Hay varias personas en la Escritura que tuvieron un encuentro con Dios y vieron su gloria. Esta experiencia tuvo un profundo efecto en sus vidas.
Cuando Moisés estuvo en presencia de Jehová, su rostro resplandeció, aunque él mismo no era consciente de ello (Éx. 34:29). Saulo, en el camino a Damasco, vio la gloria del Señor, y esto transformó su vida por completo, pasando de perseguidor de la Iglesia a seguidor de Cristo (Hch. 26:12-13). Ezequiel, al ver algo tan glorioso e indescriptible, se postró sobre su rostro (Ez. 1:28); y Daniel tuvo una experiencia similar (Dn. 10:4-9). Esteban, al ver el cielo abierto y al Señor de pie a la diestra de Dios, fue capaz de perdonar a quienes lo estaban apedreando. Pedro, que estuvo en el “monte santo” durante la transfiguración, quedó tan impresionado, que relató esta experiencia como algo que nunca olvidó (2 P. 1:17-19). Juan, el discípulo que se recostó cerca del pecho del Señor (Jn. 13:25), quedó tan impresionado por la gloria del Señor durante una visión en la isla de Patmos, que cayó como muerto (Ap. 1:17). Simeón, aquel hombre fiel que esperaba la consolación de Israel, adoró a Dios cuando vio a Jesús cuando era un bebé.

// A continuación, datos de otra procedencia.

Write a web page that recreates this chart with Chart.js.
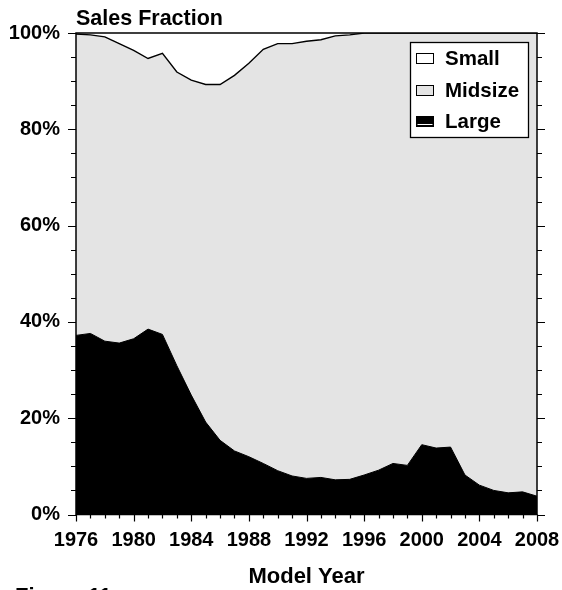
<!DOCTYPE html>
<html>
<head>
<meta charset="utf-8">
<script src="https://cdn.jsdelivr.net/npm/chart.js@4/dist/chart.umd.min.js"></script>
<style>
  html, body { margin: 0; padding: 0; background: #fff; }
  #wrap { width: 562px; height: 590px; }
</style>
</head>
<body>
<div id="wrap"><canvas id="c" width="562" height="590"></canvas></div>
<script>
// Model years on the horizontal axis
const years = [1976, 1977, 1978, 1979, 1980, 1981, 1982, 1983, 1984, 1985, 1986,
               1987, 1988, 1989, 1990, 1991, 1992, 1993, 1994, 1995, 1996, 1997,
               1998, 1999, 2000, 2001, 2002, 2003, 2004, 2005, 2006, 2007, 2008];

// Sales fraction (%) by size class
const large = [37.2, 37.6, 36.0, 35.6, 36.5, 38.5, 37.4, 30.9, 24.8, 19.2, 15.4,
               13.2, 12.0, 10.6, 9.1, 8.0, 7.5, 7.7, 7.2, 7.3, 8.2, 9.2,
               10.6, 10.2, 14.5, 13.8, 14.0, 8.2, 6.1, 5.0, 4.5, 4.7, 3.8];
const midsize = [62.6, 62.0, 63.2, 62.2, 59.9, 56.2, 58.4, 61.0, 65.4, 70.1, 73.9,
                 78.0, 81.7, 86.0, 88.7, 89.8, 90.8, 90.9, 92.2, 92.3, 91.8, 90.8,
                 89.4, 89.8, 85.5, 86.2, 86.0, 91.8, 93.9, 95.0, 95.5, 95.3, 96.2];
const small = [0.2, 0.4, 0.8, 2.2, 3.6, 5.3, 4.2, 8.1, 9.8, 10.7, 10.7,
               8.8, 6.3, 3.4, 2.2, 2.2, 1.7, 1.4, 0.6, 0.4, 0, 0,
               0, 0, 0, 0, 0, 0, 0, 0, 0, 0, 0];

// Axis tick labels
const yTickValues = [0, 20, 40, 60, 80, 100];
const xTickValues = [1976, 1980, 1984, 1988, 1992, 1996, 2000, 2004, 2008];

const FONT_FAMILY = '"Liberation Sans", Arial, Helvetica, sans-serif';
const MID_GREY = '#e4e4e4';

const toPoints = arr => years.map((yr, i) => ({ x: yr, y: arr[i] }));

// Frame, tick marks, captions and the boxed legend
const decorations = {
  id: 'decorations',
  afterDraw(chart) {
    const { ctx, chartArea: a, scales: { x, y } } = chart;
    ctx.save();
    ctx.strokeStyle = '#000';
    ctx.lineWidth = 1.5;
    ctx.strokeRect(a.left, a.top, a.right - a.left, a.bottom - a.top);

    ctx.lineWidth = 1.2;
    ctx.beginPath();
    for (let v = 0; v <= 100; v += 5) {
      const py = Math.round(y.getPixelForValue(v)) + 0.5;
      const len = v % 20 === 0 ? 8 : 5;
      ctx.moveTo(a.left - len, py); ctx.lineTo(a.left, py);
      ctx.moveTo(a.right, py); ctx.lineTo(a.right + len, py);
    }
    for (const yr of years) {
      const px = Math.round(x.getPixelForValue(yr)) + 0.5;
      const len = (yr - 1976) % 4 === 0 ? 7 : 4;
      ctx.moveTo(px, a.bottom); ctx.lineTo(px, a.bottom + len);
    }
    ctx.stroke();

    ctx.fillStyle = '#000';
    ctx.textAlign = 'left';
    ctx.textBaseline = 'alphabetic';
    ctx.font = 'bold 21.5px ' + FONT_FAMILY;
    ctx.fillText('Sales Fraction', a.left, 25);
    ctx.font = 'bold 22px ' + FONT_FAMILY;
    ctx.textAlign = 'center';
    ctx.fillText('Model Year', (a.left + a.right) / 2, 583);
    ctx.textAlign = 'left';
    ctx.fillText('Figure 11', 15, 603);

    // legend box
    const bx = 410, by = 42, bw = 118, bh = 95;
    ctx.fillStyle = '#fff';
    ctx.fillRect(bx, by, bw, bh);
    ctx.lineWidth = 1.3;
    ctx.strokeRect(bx + 0.5, by + 0.5, bw, bh);
    const order = [2, 1, 0];
    const rowsY = [58, 89.5, 121];
    ctx.font = 'bold 20.5px ' + FONT_FAMILY;
    order.forEach((di, k) => {
      const ds = chart.data.datasets[di];
      const cy = rowsY[k];
      const sx = 416.5, sy = Math.round(cy - 5) + 0.5, sw = 17, sh = 10;
      ctx.fillStyle = ds.backgroundColor;
      ctx.fillRect(sx, sy, sw, sh);
      ctx.lineWidth = 1;
      ctx.strokeStyle = '#000';
      ctx.strokeRect(sx, sy, sw, sh);
      if (di === 0) {
        ctx.strokeStyle = '#fff';
        ctx.beginPath();
        ctx.moveTo(sx + 1, sy + sh - 2); ctx.lineTo(sx + sw - 1, sy + sh - 2);
        ctx.stroke();
      }
      ctx.fillStyle = '#000';
      ctx.textAlign = 'left';
      ctx.textBaseline = 'alphabetic';
      ctx.fillText(ds.label, 445, cy + 7);
    });
    ctx.restore();
  }
};

new Chart(document.getElementById('c'), {
  type: 'line',
  data: {
    datasets: [
      { label: 'Large', data: toPoints(large), backgroundColor: '#000000',
        borderColor: '#000000', borderWidth: 1, fill: 'origin' },
      { label: 'Midsize', data: toPoints(midsize), backgroundColor: MID_GREY,
        borderColor: '#000000', borderWidth: 1.4, fill: '-1' },
      { label: 'Small', data: toPoints(small), backgroundColor: '#ffffff',
        borderColor: 'rgba(0,0,0,0)', borderWidth: 0, fill: '-1' }
    ]
  },
  options: {
    responsive: false,
    animation: false,
    layout: { padding: { top: 33, right: 25, left: 0, bottom: 0 } },
    elements: { point: { radius: 0, hoverRadius: 0 }, line: { tension: 0 } },
    plugins: { legend: { display: false }, tooltip: { enabled: false } },
    scales: {
      x: {
        type: 'linear', min: 1976, max: 2008,
        grid: { display: false, drawTicks: false },
        border: { display: false },
        afterBuildTicks: s => { s.ticks = xTickValues.map(v => ({ value: v })); },
        ticks: {
          color: '#000', padding: 14, maxRotation: 0, autoSkip: false,
          font: { family: FONT_FAMILY, size: 20, weight: 'bold' },
          callback: v => String(v)
        },
        afterFit: s => { s.height = 75.5; s.paddingLeft = 0; s.paddingRight = 0; }
      },
      y: {
        stacked: true, min: 0, max: 100,
        grid: { display: false, drawTicks: false },
        border: { display: false },
        afterBuildTicks: s => { s.ticks = yTickValues.map(v => ({ value: v })); },
        ticks: {
          color: '#000', padding: 16,
          font: { family: FONT_FAMILY, size: 20, weight: 'bold' },
          callback: v => v + '%'
        },
        afterFit: s => { s.width = 76; s.paddingTop = 0; s.paddingBottom = 0; }
      }
    }
  },
  plugins: [decorations]
});
</script>
</body>
</html>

Cuando meditamos en el impacto que generó en las vidas de estas personas la contemplación de la gloria del Señor, podemos discernir tres características: adoración, humildad y consagración. Si realmente contemplamos al Señor, entonces veremos el mismo efecto en nuestras vidas. ¿Cómo no adorar a Aquel que es tan glorioso? ¿Cómo podemos mostrar orgullo en presencia de Aquel que es todo en todos, y que, sin embargo, se humilló a sí mismo hasta la muerte, y muerte de cruz? ¿Cómo no consagrarnos a Aquel que sí mismo se entregó por nosotros?